The switching condition can be defined based on either temperature or thermodynamic driving force.

The new Allow for matrix switch option has been added to enable switching of the matrix phase between two predefined phases during a simulation. The switching condition can be based on either temperature or thermodynamic driving force.

Learn more about this new feature in the Release Notes.

Nucleation on Another Precipitate

It is now possible to have precipitates nucleate from existing precipitates in systems with multiple precipitate phases in both the GUI and TC-Python. Previously, only bulk, grain boundaries, grain edges, grain corners, or dislocations could be selected as nucleation sites.

New settings in the Precipitation Module (TC-PRISMA) allows users to model precipitates as nucleation sites in systems that have more than one precipitate phase.

Left: Mean radius as a function of time. Right: Number density as a function of time. Both figures show the β”→β’ transition in Al-Si-Mg alloys compared with experimental data from Myhr et al (2001). The new ability to model precipitates as nucleation sites enables the simulation of complex precipitation sequences observed in Al and Mg alloys. The plots are from example P_17 in the software. 

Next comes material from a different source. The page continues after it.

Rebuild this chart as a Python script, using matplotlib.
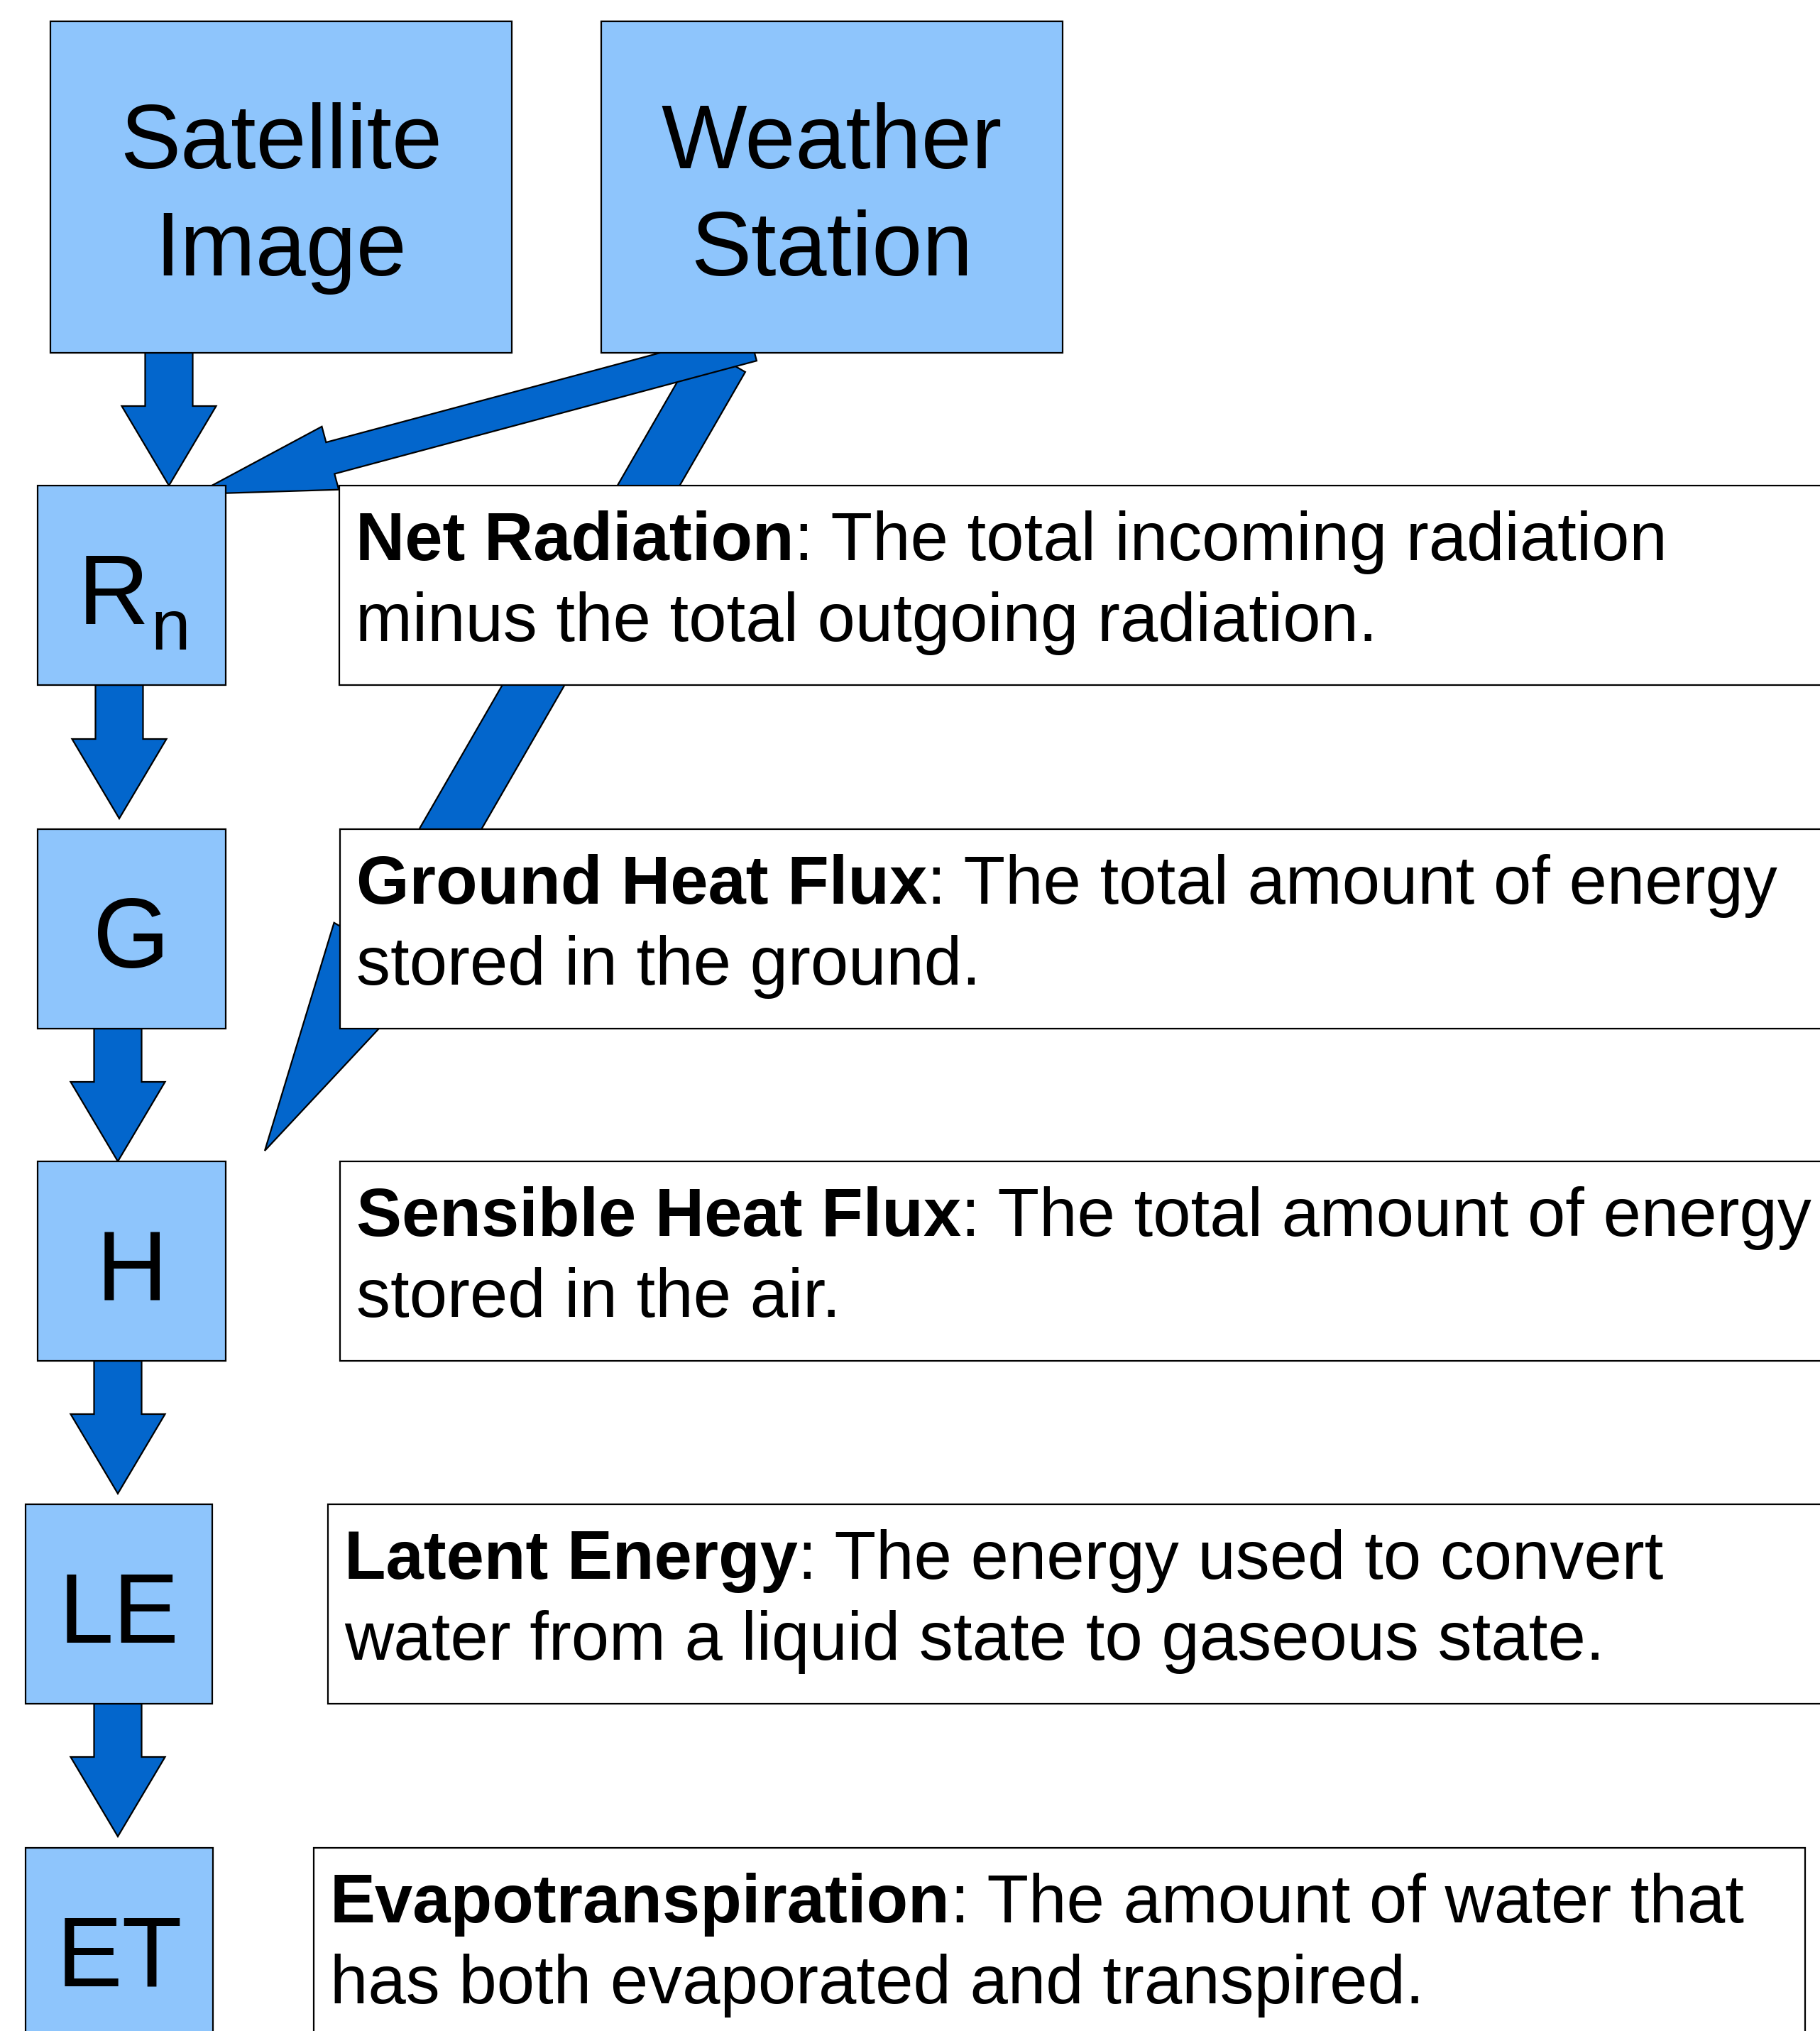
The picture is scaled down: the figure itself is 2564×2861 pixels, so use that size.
import matplotlib

matplotlib.use('Agg')
import matplotlib.pyplot as plt
from matplotlib.patches import Rectangle

# diagram content
source_lines = [["Satellite", "Image"], ["Weather", "Station"]]
term_symbols = ["R", "G", "H", "LE", "ET"]
term_subscripts = ["n", "", "", "", ""]
term_names = ["Net Radiation", "Ground Heat Flux", "Sensible Heat Flux",
              "Latent Energy", "Evapotranspiration"]
term_defs_first = [": The total incoming radiation",
                   ": The total amount of energy",
                   ": The total amount of energy",
                   ": The energy used to convert",
                   ": The amount of water that"]
term_defs_second = ["minus the total outgoing radiation.",
                    "stored in the ground.",
                    "stored in the air.",
                    "water from a liquid state to gaseous state.",
                    "has both evaporated and transpired."]

W, H = 2564, 2861
LIGHT = '#8ec5fc'
DARK = '#0366cc'
FONT = 'Liberation Sans'

# layout (pixels, y measured downward)
source_x = [(71, 721), (847, 1497)]
source_y = (30, 497)
term_x = [(53, 318), (53, 318), (53, 318), (36, 299), (36, 300)]
term_y = [(684, 965), (1168, 1449), (1636, 1917), (2119, 2400), (2603, 2920)]
desc_x = [(478, 2620), (479, 2620), (479, 2620), (462, 2620), (442, 2543)]

dpi = 100
fig = plt.figure(figsize=(W / dpi, H / dpi), dpi=dpi)
ax = fig.add_axes([0, 0, 1, 1])
ax.set_xlim(0, W)
ax.set_ylim(H, 0)
ax.axis('off')


def block_arrow(x0, y0, x1, y1, width, head_width, head_length, z):
    ax.arrow(x0, y0, x1 - x0, y1 - y0, width=width, head_width=head_width,
             head_length=head_length, length_includes_head=True,
             fc=DARK, ec='black', lw=1.6, zorder=z, joinstyle='miter')


# weather station -> H (behind everything)
block_arrow(1017, 505, 373, 1621, 76, 152, 327, 1)
# weather station -> Rn
block_arrow(1060, 486, 276, 696, 46, 92, 196, 2)

# vertical arrows
vert = [(238, 497, 684), (168, 965, 1153), (166, 1449, 1636),
        (166, 1917, 2104), (166, 2400, 2587)]
for cx, y0, y1 in vert:
    block_arrow(cx, y0, cx, y1, 67, 133, 112, 2)

# source boxes
for (x0, x1), lines in zip(source_x, source_lines):
    ax.add_patch(Rectangle((x0, source_y[0]), x1 - x0, source_y[1] - source_y[0],
                           fc=LIGHT, ec='black', lw=1.6, zorder=3))
    for base, line in zip([237, 388], lines):
        ax.text((x0 + x1) / 2, base, line, ha='center', va='baseline',
                fontsize=92, family=FONT, zorder=4)

# term boxes and descriptions
for i in range(len(term_symbols)):
    (x0, x1), (y0, y1) = term_x[i], term_y[i]
    ax.add_patch(Rectangle((x0, y0), x1 - x0, y1 - y0,
                           fc=LIGHT, ec='black', lw=1.6, zorder=3))
    if term_subscripts[i]:
        ax.text(110, y0 + 195, term_symbols[i], ha='left', va='baseline',
                fontsize=100, family=FONT, zorder=4)
        ax.text(212, y0 + 231, term_subscripts[i], ha='left', va='baseline',
                fontsize=72, family=FONT, zorder=4)
    else:
        ax.text((x0 + x1) / 2, y0 + 195, term_symbols[i], ha='center',
                va='baseline', fontsize=100, family=FONT, zorder=4)

    dx0, dx1 = desc_x[i]
    ax.add_patch(Rectangle((dx0, y0), dx1 - dx0, y1 - y0,
                           fc='white', ec='black', lw=1.6, zorder=3))
    bold = ax.text(dx0 + 23, y0 + 105, term_names[i], ha='left', va='baseline',
                   fontsize=69, fontweight='bold', family=FONT, zorder=4)
    ax.annotate(term_defs_first[i], xy=(1, 0), xycoords=bold, ha='left',
                va='bottom', fontsize=69, family=FONT, zorder=4)
    ax.text(dx0 + 23, y0 + 219, term_defs_second[i], ha='left', va='baseline',
            fontsize=69, family=FONT, zorder=4)

fig.savefig('out.png', dpi=dpi, facecolor='white')
plt.close(fig)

TQ-Interface: Now Accesses All Physical Properties

TQ-Interface is now available with Gibbs Energy System 6 (GES6). This means that physical quantities that require GES6, such as surface tension and elastic moduli, can now be accessed via TQ-Interface.

The SDK still defaults to GES5. Users who wish to use GES6 can change the version using the new subroutine TQSET_GES_VERSION(version), where valid values of version are 5 and 6.

TQ-Interface Now Available with LicenseSpring

TQ-Interface users on a Single User Node Locke License (SUNLL) license can now migrate to the new user-credential licensing system, which provides a simplified license management process. Users who are interested in migrating to the new licensing system can contact us at info@thermocalc.com.

We aim to migrate all remaining users to the new licensing system at the next release, version 2027a. This includes users on network licenses.